Technical facts are half the story. The other half is why people ignore obvious warnings.

  • FOMO. “47 minutes left for the drop” bypasses any critical check.
  • Social proof. Fake comments under a post (“got 200 TON, thanks”), reviews, distributed-rewards counters. All fake, all convincing.
  • Authority. “Confirmed by TON Foundation”, Tonkeeper and MyTonWallet logos, fake verification ticks. The attacker manufactures a visual association with a trusted brand.
  • Check fatigue. By the 10th domain check of the day, attention drops. Attackers run campaigns in peak hours (evenings, weekends).
  • Bystander effect. “If it were bad, somebody would have warned by now” — but the early victims do not have time to warn.

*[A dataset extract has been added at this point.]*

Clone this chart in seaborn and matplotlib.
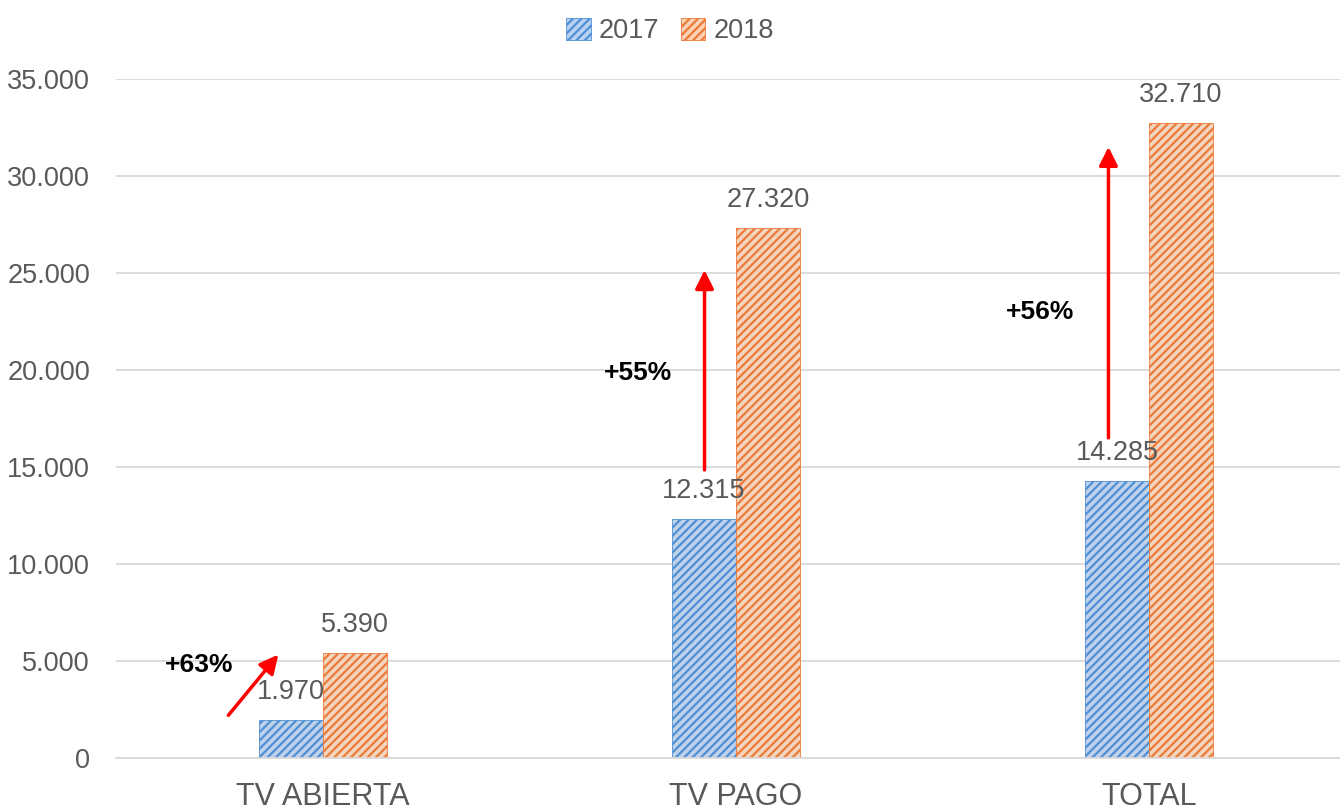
import numpy as np
import pandas as pd
import matplotlib
matplotlib.use("Agg")
import matplotlib.pyplot as plt
import seaborn as sns

categories = ["TV ABIERTA", "TV PAGO", "TOTAL"]
years = ["2017", "2018"]
values_2017 = [1970, 12315, 14285]
values_2018 = [5390, 27320, 32710]
growth_labels = ["+63%", "+55%", "+56%"]

df = pd.DataFrame({
    "cat": categories * 2,
    "year": [years[0]] * 3 + [years[1]] * 3,
    "val": values_2017 + values_2018,
})

sns.set_theme(style="white")
plt.rcParams["font.family"] = ["Liberation Sans", "DejaVu Sans"]
plt.rcParams["hatch.linewidth"] = 1.6
GREY = "#595959"

fill = {"2017": "#b9d1f0", "2018": "#fbd3b8"}
hatch_col = {"2017": "#4f8fd6", "2018": "#ee7a35"}

fig = plt.figure(figsize=(13.4, 8.1), dpi=100)
ax = fig.add_axes([0.0869, 0.0642, 0.9246, 0.8383])

sns.barplot(data=df, x="cat", y="val", hue="year", palette=fill,
            width=0.31, gap=0, ax=ax, legend=False, errorbar=None)

for cont, yr in zip(ax.containers, years):
    for p in cont:
        p.set_hatch("////")
        p.set_edgecolor(hatch_col[yr])
        p.set_linewidth(0.6)
    ax.bar_label(cont, labels=[f"{v:,.0f}".replace(",", ".") for v in cont.datavalues],
                 padding=11, fontsize=19.5, color=GREY)

ax.set_xlim(-0.5, 2.5)
ax.set_ylim(0, 35000)
ax.set_yticks(np.arange(0, 35001, 5000))
ax.set_yticklabels([f"{v:,.0f}".replace(",", ".") for v in np.arange(0, 35001, 5000)])
ax.yaxis.grid(True, color="#d9d9d9", linewidth=1.3)
ax.set_axisbelow(True)
for s in ["top", "right", "left"]:
    ax.spines[s].set_visible(False)
ax.spines["bottom"].set_color("#d9d9d9")
ax.spines["bottom"].set_linewidth(1.3)
ax.tick_params(axis="y", length=0, pad=19, labelsize=19.5, labelcolor=GREY)
ax.tick_params(axis="x", length=0, pad=17, labelsize=22, labelcolor=GREY)
ax.set_xlabel("")
ax.set_ylabel("")

# growth arrows, offsets relative to each category centre
arrows = [((-0.229, 2200), (-0.108, 5330)),
          ((0.924, 14850), (0.924, 25150)),
          ((1.902, 16500), (1.902, 31500))]
text_pos = [(-0.299, 4800), (0.764, 19850), (1.737, 23000)]
for (start, end), lab, tp in zip(arrows, growth_labels, text_pos):
    ax.annotate("", xy=end, xytext=start,
                arrowprops=dict(arrowstyle="-|>", color="#ff0000", lw=2.5,
                                mutation_scale=28, shrinkA=0, shrinkB=0))
    ax.text(tp[0], tp[1], lab, ha="center", va="center", fontsize=19,
            fontweight="bold", color="black")

handles = [plt.Rectangle((0, 0), 1, 1, facecolor=fill[y], edgecolor=hatch_col[y],
                         hatch="////", linewidth=0.6) for y in years]
fig.legend(handles, years, loc="upper center", bbox_to_anchor=(0.5, 1.008), ncol=2,
           frameon=False, fontsize=19.5, handlelength=0.9, handleheight=0.9,
           handletextpad=0.3, columnspacing=0.8, labelcolor=GREY)

fig.savefig("out.png", dpi=100)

The best antidote — a 10-second pause before any signature or seed entry. Enough for critical thinking to return.

Sources

Frequently asked

Phishing steals the seed phrase or password through a form — the attacker imports the wallet themselves later. A drainer works differently — the user signs a malicious transaction via TON Connect without ever revealing the seed. In practice both schemes are often combined on the same site.
No. Let's Encrypt issues free certificates automatically — attackers get them in 5 minutes. SSL only confirms the connection is encrypted, not that the domain owner is legit.
From our 2025 observations — 24 to 72 hours after mass complaints. Plenty of time for the attacker to recoup — an average drainer site collects $5–50K in the first day.
Treat the wallet as compromised. Immediately create a new wallet with a new seed on a different device and move all assets from the old one before the attacker does. Any delay = funds at the attacker's address.
Yes, the extensions inspect signing prompts and flag suspicious addresses. But they cannot save you from typing the seed into a phishing form — that is a user-attention layer, not a browser one.
For tech-savvy users — yes. A fresh domain (1–7 days) with private registration is almost always phishing. For a regular user, comparing with a bookmark and checking tonscan/the official Telegram channel is enough.